The tradeoff is that Helgrind must abort the run if the program
creates more than 2^20 (1.0e+6) threads or performs more than 2^44
(1.76e+13) synchronisation events. Neither of these seem like a
significant limitation in practice. It's easy to argue that a limit
of 2^44 synch events would take at a minimum, several CPU months on a
very fast machine.
Julian Seward [Wed, 23 Feb 2011 13:30:53 +0000 (13:30 +0000)]
A scalability fix for Helgrind for running large workloads. When
creating new vector timestamps (VTSs) via tick and join operations,
preallocate the underlying XArray of ScalarTSs (scalar timestamps) at
the likely final size, using new function VG_(newSizedXA) introduced
in r11558. This reduces overall heap turnover (in VG_AR_TOOL) by a
factor of several. Together with revs 11567 and 11568, it mitigates
the worst-case performance falloff in long runs that involve lots of
threads and lots of synchronisation events (a.k.a Vector timestamps).
Julian Seward [Wed, 23 Feb 2011 13:22:24 +0000 (13:22 +0000)]
Add a new constructor for empty XArrays, VG_(newSizedXA). This is
identical to VG_(newXA) but allows passing in a size hint. In the
case where the likely final size of the XArray is known at creation
time, this allows avoiding the repeated (implicit) resizing and
copying of the array as elements are added, which can save a vast
amount of dynamic memory allocation turnover.
Julian Seward [Wed, 23 Feb 2011 13:18:56 +0000 (13:18 +0000)]
Fix a scalability problem observed whilst running Helgrind on a large
workload: when scanning a freelist of a given size for a big-enough
block (to allocate), don't scan all the way around the list. Instead
give up after 100 blocks and try the freelist above. The pathological
case (as observed) is that the freelist contains tens of thousands of
blocks, but all are too small for the current request, hence they are
all visited pointlessly. If the new heuristic is used, the freelist
start point is moved along by one block, so that future searches
eventually inspect the entire freelist, just very slowly.
Also, some improvements to stats gathering, and rename of some
existing stats fields in struct Arena.
Julian Seward [Fri, 11 Feb 2011 16:47:03 +0000 (16:47 +0000)]
Make ld.so:index redir mandatory for glibc-2.12 and later, on x86-linux.
Also, improve the failure message a bit, so as to tell people what package
they need to install, in at least some cases.
Bart Van Assche [Thu, 10 Feb 2011 21:03:47 +0000 (21:03 +0000)]

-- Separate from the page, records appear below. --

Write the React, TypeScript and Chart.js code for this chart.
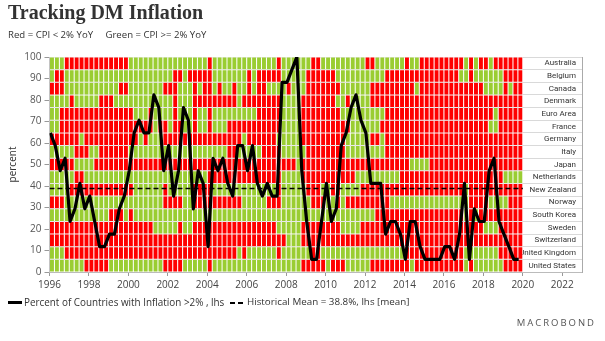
import { useEffect, useRef } from "react";
import { Chart, registerables } from "chart.js";

Chart.register(...registerables);

// ---------------- data ----------------
const startYear = 1996; // first quarter: 1996 Q1, quarterly through 2019 Q4

const countries = [
  "Australia",
  "Belgium",
  "Canada",
  "Denmark",
  "Euro Area",
  "France",
  "Germany",
  "Italy",
  "Japan",
  "Netherlands",
  "New Zealand",
  "Norway",
  "South Korea",
  "Sweden",
  "Switzerland",
  "United Kingdom",
  "United States",
];

// G = CPI >= 2% YoY (green), R = CPI < 2% YoY (red); one block of 4 quarters per year, 1996..2019
const australia = "GGGR RRRR RRRR RRRR GGGG GGGG GGGG GGGG RGGG GGGG GGGG GGRG GGGG GRRG GGGG GGGG RRGG GGGG RGGR RRRR RRRR GRGR RGRR RRRR";
const belgium = "GRRG GGGG GGGG GGGG GGGG GGGG GRRG RRRR RGGG GGGG RGRR RRRG GGGG RRRR RRGG GGGG GGGG RRRR RRRR RRRR RRRG GRGG GGGG RRRR";
const canada = "RRRG GGGG GGGG GGRR GGGG GGGR RRGG GRGR RGRG GRGG RGRR GGGG RGGG RRRR RRRG GGGG GRRR RRRR RRGR RRRR RRRR RRRR GGGG RGRR";
const denmark = "GGGG RGGG GGRR RGGG GGGG GGGG GRGG GRRR RRRR RRGR RRRR RRRG GGGR RRRR RRGG RGGG GRRR RRRR RRRR RRRR RRRR RRRR RRRR RRRR";
const euroArea = "GGRR RRRR RRRR RRRR RGGG RGGG GRGG GRGG RGGG GGGG GGRR RRRG GGGR RRRR RRRG GGGG GGGG RRRR RRRR RRRR RRRR RRRR RRGR RRRR";
const france = "GGRR RRRR RRRR RRRR RRRR RGRR GRRG GRGG RGGG RRRR RRRR RRRG GGGR RRRR RRRR RGGG GGGR RRRR RRRR RRRR RRRR RRRR RGGR RRRR";
const germany = "RRRR RRGR RRRR RRRR RRGR GGGR RRRR RRRR RRRR RRRG RRRR RRGG GGGR RRRR RRRR GGGG GRRG RRRR RRRR RRRR RRRR RRRR RRRR RRRR";
const italy = "GGGG GRRR GGRR RRRR GGGG GGGG GGGG GGGG GGGG RRGG GGGR RRRG GGGG RRRR RRRR GGGG GGGG RRRR RRRR RRRR RRRR RRRR RRRR RRRR";
const japan = "RRRR RGGG GRRR RRRR RRRR RRRR RRRR RRRR RRRR RRRR RRRR RRRR RRGR RRRR RRRR RRRR RRRR RRRR RGGG GRRR RRRR RRRR RRRR RRRR";
const netherlands = "GGGG GRRG GGGG GGGG GGGG GGGG GGGG GGGG RRRR RRRR RRRR RRRG GGGR RRRR RRRR RRGG GGGG GGGR RRRR RRRR RRRR RRRR RRRR GGGG";
const newZealand = "GGGG RRRR RRRR RRRR RGGG GGGR GGGG GRRR RGGG GGGG GGGG GGRG GGGG RRRG GRRG GGGR RRRR RRRR RRRR RRRR RRRR GRRR RRRR RRRR";
const norway = "RRRG GGGG GGGG GGGG GGGG GGGR RRRG GRRR RRRR RRRG GGGG RRRG GGGG GRRR GGRG RRRR RRRR RGGG GGGG GGGG GGGG GRRR RGGG GRRR";
const southKorea = "GGGG GGGG GGGG RRRG RGGG GGGG GGGG GGGG GGGG GGGG GGGG GGGG GGGG GGGG GGGG GGGG GGRR RRRR RRRR RRRR RRRR GRGR RRRR RRRR";
const sweden = "RRRR RRRR RRRR RRRR RRRR RGGG GGRG GRRR RRRR RRRR RRRR RRGG GGGR RRRR RRRG GGGR RRRR RRRR RRRR RRRR RRRR RRRR GGGR RRRR";
const switzerland = "RRRR RRRR RRRR RRRR RRRR RRRR RRRR RRRR RRRR RRRR RRRR RRRR GGGR RRRR RRRR RRRR RRRR RRRR RRRR RRRR RRRR RRRR RRRR RRRR";
const unitedKingdom = "GGGR RRRR RRRR RRRR RRRR RRRR RRRR RRRR RRRR RRGR GGGG GGRG GGGG GRRG GGGG GGGG GGGG GGGG RRRR RRRR RRRR GGGG GGGR RRRR";
const unitedStates = "GGGG GGGR RRRR GGGG GGGG GGGR RRRG GGGG RGGG GGGG GGGG GGGG GGGR RRRR GRRR GGGG GRRR RRRR RGRR RRRR RRRR GRGG GGGG RRRR";

const heatRows = [
  australia, belgium, canada, denmark, euroArea, france, germany, italy, japan,
  netherlands, newZealand, norway, southKorea, sweden, switzerland, unitedKingdom, unitedStates,
];

// Percent of countries with inflation > 2% (quarterly, 1996 Q1 .. 2019 Q4)
const pctAbove2 = [
  64.7, 58.8, 47.1, 52.9, 23.5, 29.4, 41.2, 29.4, 35.3, 23.5, 11.8, 11.8,
  17.6, 17.6, 29.4, 35.3, 47.1, 64.7, 70.6, 64.7, 64.7, 82.4, 76.5, 47.1,
  58.8, 35.3, 47.1, 76.5, 70.6, 29.4, 47.1, 41.2, 11.8, 52.9, 47.1, 52.9,
  41.2, 35.3, 58.8, 58.8, 47.1, 58.8, 41.2, 35.3, 41.2, 35.3, 35.3, 88.2,
  88.2, 94.1, 100, 47.1, 23.5, 5.9, 5.9, 23.5, 41.2, 23.5, 29.4, 58.8,
  64.7, 76.5, 82.4, 70.6, 64.7, 41.2, 41.2, 41.2, 17.6, 23.5, 23.5, 17.6,
  5.9, 23.5, 23.5, 11.8, 5.9, 5.9, 5.9, 5.9, 11.8, 11.8, 5.9, 17.6,
  41.2, 5.9, 29.4, 23.5, 23.5, 47.1, 52.9, 23.5, 17.6, 11.8, 5.9, 5.9,
];

const historicalMean = 38.8;

const xTickYears = [1996, 1998, 2000, 2002, 2004, 2006, 2008, 2010, 2012, 2014, 2016, 2018, 2020, 2022];
const yTickValues = [0, 10, 20, 30, 40, 50, 60, 70, 80, 90, 100];
const xMin = 1996;
const xMax = 2023;

// ---------------- styles ----------------
const GREEN = "#9acd32";
const RED = "#ff0000";
const FONT = "'Open Sans', 'DejaVu Sans', sans-serif";

export default function App() {
  const canvasRef = useRef<HTMLCanvasElement>(null);

  useEffect(() => {
    document.body.style.margin = "0";
    const canvas = canvasRef.current;
    if (!canvas) return;

    const heatSets: any[] = countries.map((name, r) => {
      const cells = heatRows[r].replace(/\s+/g, "").split("");
      return {
        type: "bar",
        label: name,
        indexAxis: "y",
        xAxisID: "x",
        yAxisID: "yc",
        grouped: false,
        data: cells.map((_c, k) => ({ y: name, x: [startYear + k / 4, startYear + (k + 1) / 4] })),
        backgroundColor: cells.map((c) => (c === "G" ? GREEN : RED)),
        borderColor: "#ffffff",
        borderWidth: 0.5,
        borderSkipped: false,
        inflateAmount: 0,
        barPercentage: 1,
        categoryPercentage: 1,
        order: 5,
      };
    });

    const nQuarters = heatRows[0].replace(/\s+/g, "").length;

    const lineSet: any = {
      type: "line",
      label: "Percent of Countries with Inflation >2% , lhs",
      xAxisID: "x",
      yAxisID: "y",
      data: pctAbove2.map((v, k) => ({ x: startYear + k / 4 + 1 / 24, y: v })),
      borderColor: "#000000",
      borderWidth: 3.2,
      pointRadius: 0,
      tension: 0,
      borderJoinStyle: "round",
      order: 0,
    };

    const meanSet: any = {
      type: "line",
      label: "Historical Mean = 38.8%, lhs [mean]",
      xAxisID: "x",
      yAxisID: "y",
      data: [
        { x: startYear, y: historicalMean },
        { x: startYear + nQuarters / 4, y: historicalMean },
      ],
      borderColor: "#000000",
      borderWidth: 1.5,
      borderDash: [5, 3],
      pointRadius: 0,
      order: 1,
    };

    const chart = new Chart(canvas, {
      type: "bar",
      data: { datasets: [lineSet, meanSet, ...heatSets] },
      options: {
        animation: false,
        responsive: false,
        events: [],
        layout: { padding: { left: 0, right: 23, top: 57, bottom: 45 } },
        plugins: { legend: { display: false }, tooltip: { enabled: false } },
        scales: {
          x: {
            type: "linear",
            position: "bottom",
            offset: false,
            min: xMin,
            max: xMax,
            afterBuildTicks: (s: any) => {
              s.ticks = xTickYears.map((v) => ({ value: v }));
            },
            afterFit: (s: any) => {
              s.height = 24;
            },
            grid: { offset: false, drawOnChartArea: false, drawTicks: true, tickLength: 4, color: "#999999" },
            border: { display: true, color: "#bbbbbb" },
            ticks: {
              color: "#444444",
              font: { family: FONT, size: 10 },
              padding: 3,
              maxRotation: 0,
              autoSkip: false,
              callback: (v: any) => String(v),
            },
          },
          y: {
            type: "linear",
            position: "left",
            offset: false,
            min: 0,
            max: 100,
            afterBuildTicks: (s: any) => {
              s.ticks = yTickValues.map((v) => ({ value: v }));
            },
            afterFit: (s: any) => {
              s.width = 49.5;
            },
            grid: { drawOnChartArea: false, tickLength: 5, color: "#999999" },
            border: { display: true, color: "#bbbbbb" },
            ticks: { color: "#555555", font: { family: FONT, size: 10 }, padding: 3, callback: (v: any) => String(v) },
            title: {
              display: true,
              text: "percent",
              color: "#333333",
              font: { family: FONT, size: 10 },
              padding: { top: 7, bottom: 0 },
            },
          },
          yc: {
            type: "category",
            position: "right",
            labels: countries,
            offset: true,
            afterFit: (s: any) => {
              s.width = 0;
            },
            grid: { offset: true, drawOnChartArea: true, drawTicks: false, color: "#d9d9d9" },
            border: { display: true, color: "#aaaaaa" },
            ticks: {
              mirror: true,
              padding: -6,
              autoSkip: false,
              color: "#333333",
              font: { family: "Roboto, 'Open Sans', sans-serif", size: 8 },
            },
          },
        },
      } as any,
    } as any);

    return () => chart.destroy();
  }, []);

  const text = { position: "absolute" as const, fontFamily: FONT, color: "#333333", whiteSpace: "pre" as const };

  return (
    <div style={{ position: "relative", width: 605, height: 341, overflow: "hidden", background: "#ffffff" }}>
      <canvas ref={canvasRef} width={605} height={341} style={{ position: "absolute", left: 0, top: 0, width: 605, height: 341 }} />
      <div style={{ ...text, left: 8, top: 1, fontFamily: "'Liberation Serif', 'DejaVu Serif', serif", fontWeight: 700, fontSize: 20, color: "#333333" }}>
        Tracking DM Inflation
      </div>
      <div style={{ ...text, left: 8, top: 28, fontSize: 9.6 }}>{"Red = CPI < 2% YoY     Green = CPI >= 2% YoY"}</div>
      <div style={{ position: "absolute", left: 8, top: 301, width: 14, height: 3, background: "#000000" }} />
      <div style={{ ...text, left: 24, top: 295, fontSize: 9.9 }}>Percent of Countries with Inflation &gt;2% , lhs</div>
      <div style={{ position: "absolute", left: 230, top: 301.5, width: 5, height: 2, background: "#000000" }} />
      <div style={{ position: "absolute", left: 238, top: 301.5, width: 5, height: 2, background: "#000000" }} />
      <div style={{ ...text, left: 247, top: 295, fontSize: 9.8 }}>Historical Mean = 38.8%, lhs [mean]</div>
      <div style={{ ...text, right: 9, top: 316, fontSize: 9.5, letterSpacing: 2, color: "#555555" }}>MACROBOND</div>
    </div>
  );
}
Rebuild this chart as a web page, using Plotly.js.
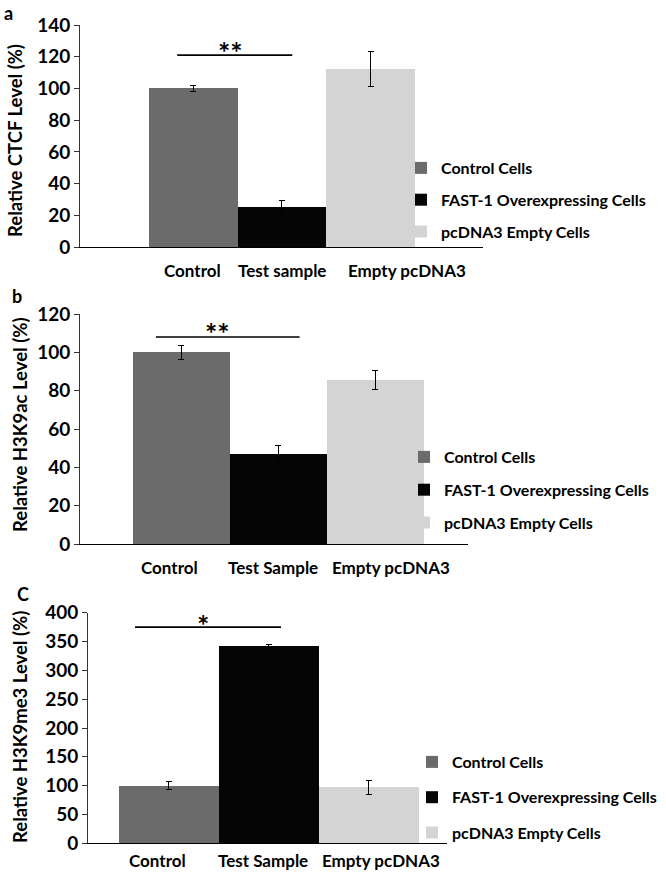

DRD: don't inline pthread intercepts because in combination with the current fragile implementation of the CALL_FN_* macros inlining intercepts can easily trigger stack alignment errors on Darwin.
Julian Seward [Wed, 9 Feb 2011 12:47:23 +0000 (12:47 +0000)]
_pre_mem_asciiz handlers in both tools: don't segfault if passed an
obviously invalid address. Fixes #255009. Investigation & initial
patch by Philippe Waroquiers (philippe.waroquiers@skynet.be)
When unwinding needs to be done because the stack pointer is reset
(e.g. by a longjmp), it makes no sense to interprete the control
flow change as call, but should be seen as a return.
This indirectly fixes bug 246152. Unwinding potentially changes the
exec state, which is unique for threads, but also for signal handlers.
E.g. this is true for a longjmp out of a signal handler. Exec state
changes modify members of struct CLG_(current_state), such as
CLG_(current_state).bbcc and CLG_(current_state).jmps_passed, which
are backed in CLG_(setup_bbcc)() by last_bbcc and passed, respectivly.
On a exec state change, these local vars go out of sync, and lead
to invalid data passed to CLG_(push_call_stack)() for handling a call,
which triggered data corruption, and the symptoms seen in bug 246152.
As in the given situation, there is no call anymore, there is no call
into CLG_(push_call_stack)(), and the corruption (or since last commit
the failed assertion) is not triggered any more.
Better failed assertion then silent data corruption
This is part 1 of the fix to bug 246152, and makes the bug
reproducable as failed assertion also on Ubuntu 10.10 on 64bit
machines. However, the test needs to be compiled 32bit (-m32).